Justo en el extremo más lejano de la propiedad aledaña, justo a la orilla de un terreno baldío contiguo, se encuentra el único rincón del poblado que no es alcanzado por luz artificial alguna durante las noches. Justo en esa profunda penumbra, hasta el día de hoy, se encuentra un antiquísimo árbol de nogal, como de aquellos que son artificialmente dispuestos en aquellas tierras debido a lo valioso de su afamado fruto. Sin embargo, aquella enorme planta es peculiarmente distinta; su estructura y forma son, en por mayor, extrañas; su tronco evoca una agonizante silueta como si se tratase de una atormentada alma que palidece ante la más infame tortura. La curiosa corteza de aquel arbóreo espécimen presenta marcadas hendiduras que evocan violentos tajos realizados por alguna horrible bestia de agudas garras. Sin embargo, y aun con esto, la peculiaridad más insólita de aquel espécimen radica en el color marrón sanguíneo de su tronco, como si de alguna suerte de amortajada embestidura le recubriera. Es bien sabido por los lugareños que por esa sección de tierra no circula corriente acuosa alguna, y, tan extraño es el mantenimiento del follaje de aquel árbol ante la tan marcada sequedad, que cualquier explicación del fenómeno resulta al por mayor irrazonable. Más el hombre era el único que conocía la verdad del asunto. Justo en los límites externos del gran solar abarcado por aquel predio, tan sólo a unos distantes metros a los pies del insólito árbol, ha existido, desde tiempo atrás, una profunda catacumba dispuesta hacia el subsuelo. Cualquier natural intuiría que de un antiguo pozo se tratase aquél peculiar hoyo; sin embargo, la forma irregular de su diámetro hace dudar de la lógica de tal afirmación. Mes tras mes, en el particular día posterior a la luna llena, en las áreas circundantes al negruzco orificio aparecen rastros sanguíneos caóticamente esparcidos que desembocan hacia la mencionada cavidad. Aquel hombre era el único que conocía la insólita verdad del asunto; el mantenimiento de aquel árbol se debía a su continuo nutriente sanguíneo provisto por aquella terrible bestia licantrópica que surgía cada noche de luna llena.

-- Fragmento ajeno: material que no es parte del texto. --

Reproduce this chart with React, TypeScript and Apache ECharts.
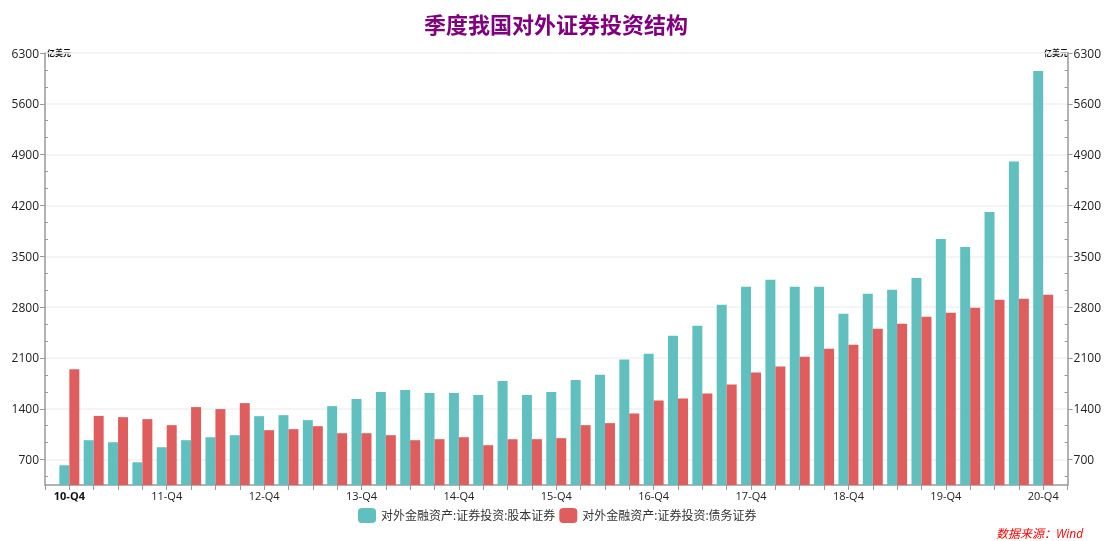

Una negruzca noche recibió al hombre tras recobrar los primeros rastros de conciencia obtenidos a través de una borrosa visión. El árido viento se había tornado en una fresca brisa que aliviaba la chamuscada piel del infortunado sujeto. La luna llena avistaba grande cerca del horizonte mostrando el mal augurio a través de un rojizo semblante; luna de sangre aquella singular noche. Crocantes sonidos provenían del punto exacto a la densa copa del árbol; feroces fauces producían sonidos voraces que hipnotizaban al desafortunado hombre; era la hora, él lo sabía. Ni toda la penitencia religiosa existente bastaría para saldar las malas pasadas que en algún momento encausó aquel imprudente individuo. Un agudo dolor le atravesó la parte baja de la espalda; su piel se eriza al sentir filosas garras que le sujetan de las vértebras de la columna. Su última vista: siendo arrastrado sobre el terregoso solar entre espinas, rastrojos y piedras que destrozan sus prendas y laceran su piel, siendo llevado hacia aquél oscuro hoyo situado a los pies del singular árbol.

Jamás se supo más de él. Días después, al no existir señal de su presencia, se le buscó; sólo para encontrar su cántaro de barro quebrado en pedazos junto a la silla mecedora, su viejo catre sucio y maloliente adornado por cobijas revueltas y mugrosas, así como las puertas de su cuarto abiertas de par en par. La tierra le había devorado para siempre.